Mining company Anglo American has suspended dividends and share buybacks and will cut 19,000 jobs to retain cash after metal prices slumped.
Full-year net income fell to $5.2 billion from $7.3 billion a year earlier, London-based Anglo said today in a statement today. So-called underlying earnings fell to $4.36 a share.
Anglo expects “continuing volatility and weakness in commodity prices,” chief executive officer Cynthia Carroll said in the statement.
Zinc for delivery in three months on the London Metal Exchange averaged $1,901 a metric ton, down 41 per cent. Anglo has a 45 per cent stake in De Beers, the
world’s largest producer of diamonds, the price of which fell for the first time in five years in 2008.

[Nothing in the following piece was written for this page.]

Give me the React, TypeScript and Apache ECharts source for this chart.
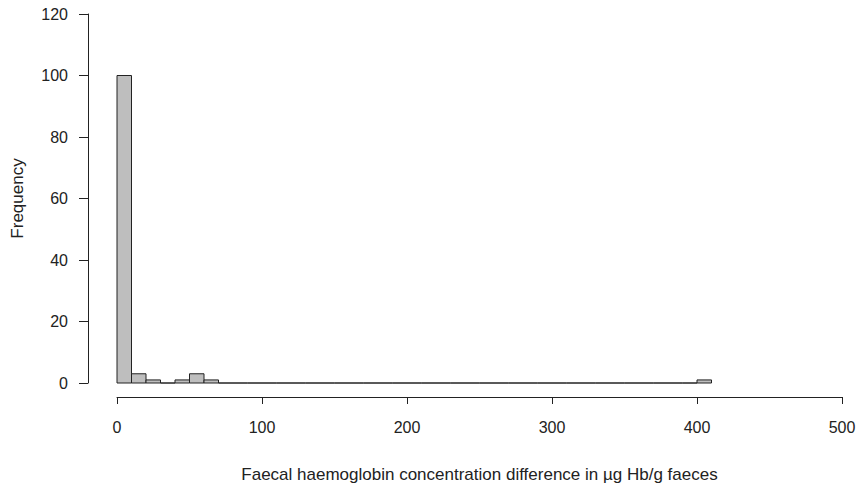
import React, { useEffect, useRef } from "react";
import * as echarts from "echarts";

// Histogram bins (µg Hb/g), width 10
const binStarts = [
  0, 10, 20, 30, 40, 50, 60, 70, 80, 90,
  100, 110, 120, 130, 140, 150, 160, 170, 180, 190,
  200, 210, 220, 230, 240, 250, 260, 270, 280, 290,
  300, 310, 320, 330, 340, 350, 360, 370, 380, 390,
  400,
];
const binWidth = 10;
const counts = [
  100, 3, 1, 0, 1, 3, 1, 0, 0, 0,
  0, 0, 0, 0, 0, 0, 0, 0, 0, 0,
  0, 0, 0, 0, 0, 0, 0, 0, 0, 0,
  0, 0, 0, 0, 0, 0, 0, 0, 0, 0,
  1,
];
const xTitle = "Faecal haemoglobin concentration difference in µg Hb/g faeces";
const yTitle = "Frequency";

export default function App() {
  const ref = useRef<HTMLDivElement>(null);
  useEffect(() => {
    if (!ref.current) return;
    const chart = echarts.init(ref.current, null, { renderer: "svg" });
    const data = binStarts.map((s, i) => [s, s + binWidth, counts[i]]);
    const font = "'Liberation Sans', Arial, sans-serif";
    chart.setOption({
      animation: false,
      backgroundColor: "#ffffff",
      grid: {
        left: 117,
        right: 16,
        top: 14,
        bottom: 101,
        containLabel: false,
        outerBoundsMode: "none",
      },
      xAxis: {
        type: "value",
        min: 0,
        max: 500,
        interval: 100,
        offset: 14,
        splitLine: { show: false },
        axisLine: { show: true, onZero: false, lineStyle: { color: "#222", width: 1 } },
        axisTick: { show: true, length: 7, lineStyle: { color: "#222" } },
        axisLabel: { color: "#222", fontSize: 16, fontFamily: font, margin: 22 },
        name: xTitle,
        nameLocation: "middle",
        nameGap: 69,
        nameTextStyle: { color: "#222", fontSize: 17, fontFamily: font },
      },
      yAxis: {
        type: "value",
        min: 0,
        max: 120,
        interval: 20,
        offset: 29,
        splitLine: { show: false },
        axisLine: { show: true, onZero: false, lineStyle: { color: "#222", width: 1 } },
        axisTick: { show: true, length: 9, lineStyle: { color: "#222" } },
        axisLabel: { color: "#222", fontSize: 16, fontFamily: font, margin: 20 },
        name: yTitle,
        nameLocation: "middle",
        nameGap: 62,
        nameRotate: 90,
        nameTextStyle: { color: "#222", fontSize: 17, fontFamily: font },
      },
      series: [
        {
          type: "custom",
          data,
          encode: { x: [0, 1], y: 2 },
          renderItem: (params: any, api: any) => {
            const s = api.value(0);
            const e = api.value(1);
            const c = api.value(2);
            const p0 = api.coord([s, 0]);
            const p1 = api.coord([e, c]);
            return {
              type: "polygon",
              shape: {
                points: [
                  [p0[0], p0[1]],
                  [p1[0], p0[1]],
                  [p1[0], p1[1]],
                  [p0[0], p1[1]],
                ],
              },
              style: { fill: "#bebebe", stroke: "#222", lineWidth: 1 },
            };
          },
        },
      ],
    });
    return () => chart.dispose();
  }, []);
  return <div ref={ref} style={{ width: 858, height: 484, position: "absolute", left: 0, top: 0 }} />;
}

Anglo Platinum, 77 per cent-owned by Anglo American, said last week it would cut 10,000 jobs by the end of 2009 by firing contract workers and not replacing permanent staff that leave.
Standard & Poor’s said December 18th it may cut Anglo American’s debt ratings, currently A-/A-2, by as much as two levels as slowing world economies hurt the company’s cash flow and credit quality.
Anglo American uses so-called underlying earnings, or profit attributable to equity shareholders and adjusted for the effect of special items, re-measurements and related tax and minority interests.